There was lots of excitement this week surrounding what appears to be the discovery of the long-theorized Higgs boson. Some in the scientific community lined up overnight to be present in the auditorium when Rolf-Dieter Heuer, director-general of the European Organization for Nuclear Research (CERN), trembling with excitement, announced the “observation of a new particle consistent with Higgs boson.”
It was like sleepover night at the Ontario Science Centre writ sky-high.
I suspect that what I fully understand about the Higgs boson could fit inside a Higgs boson (and I’m not even really sure about that), but I stayed up to watch. Dr. Heuer reminded me of myself when I first got my rather expensive KitchenAid pasta maker when, also at about 2 a.m., I stood beside it and announced, “I’m pretty sure it’s tortellini!”
Not to be outdone announcement-wise, this week the National Oceanic and Atmospheric Administration (NOAA) – a U.S. federal agency that has traditionally concerned itself with reporting on fish stocks – took an official position on mermaids. It reported on its website: “No evidence of aquatic humanoids has ever been found.”
This unusual move seems to have been made in response to a small amount of public concern for the well-being of mermaids sparked in recent months by the Discovery Channel’s Animal Planet program Mermaids: The Body Found.
The special used a documentary format to explore “evolutionary possibility grounded in a radical scientific theory” in order to make “a strong case for the existence of the mermaid.”
It appears to have managed to create enough mermaid conservationists to get NOAA’s attention. Somewhere right now, a member of Greenpeace is trying to glue a wig to a whale.
In fact, NOAA was cleverly cashing in on Animal Planet’s “Monster Week.” The lighthearted post on its website looks at the myth of mermaids in different cultures. Someone, however, should put up posters for Animal Planet, as it has clearly lost its way.
Much as I’d like to think that deep down in the ocean some adorable mermaid publicist is yelling into her cellphone – periodically clasping it to her sea-shelled breasts and rolling her eyes at her mer-assistant, demanding to know who messed up and how all of her networking with the Discovery people could have gone so wrong – I suspect that Animal Planet has merely run out of animals they think will amuse us.
It’s a pity. There are giant squids in the ocean that are not a “radical scientific theory” like the long-discredited “aquatic ape” theory. They’re both giant and squids, and that’s impressive enough without being mythological.
It amazes me that while the publishing world was quick to realize that several generations of teaching process in schools has created a hunger for fact in the form of non-fiction, television has been largely unresponsive: I suspect no one’s going to bother pitching a show called America’s Next Top Model of Particle Physics.
Various laymen’s guides to the Higgs boson bounced merrily around the Internet on Higgs Boson Eve, proving a demand for this knowledge. I’d like to think it was more than media hype or even the awesome beauty of the Large Hadron Collider that generated this curiosity.

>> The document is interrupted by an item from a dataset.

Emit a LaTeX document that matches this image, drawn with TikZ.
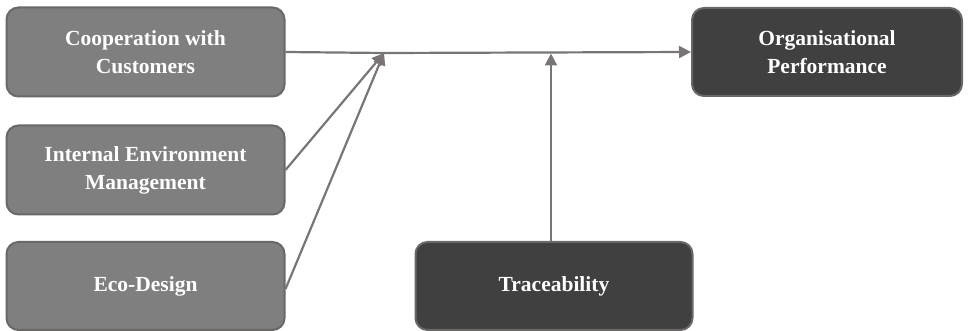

In fact, it often seemed as if it were less the language of particle physics that confused the curious, and more the language frequently employed by the media, especially on TV, to sex up the story in the first place.
Few scientists, for example, have ever gone along with calling the Higgs the “God particle.” The press loves the term. It suggests some sort of personal epiphany will accompany the discovery, some sort of finality, when in fact – exciting as the event is – it’s not about to lower your cellphone bill or anything.
Most of us know this. Yet we still care that we are closer to understanding our universe than we have ever been before – another example of the media mostly failing to understand what makes cool things cool.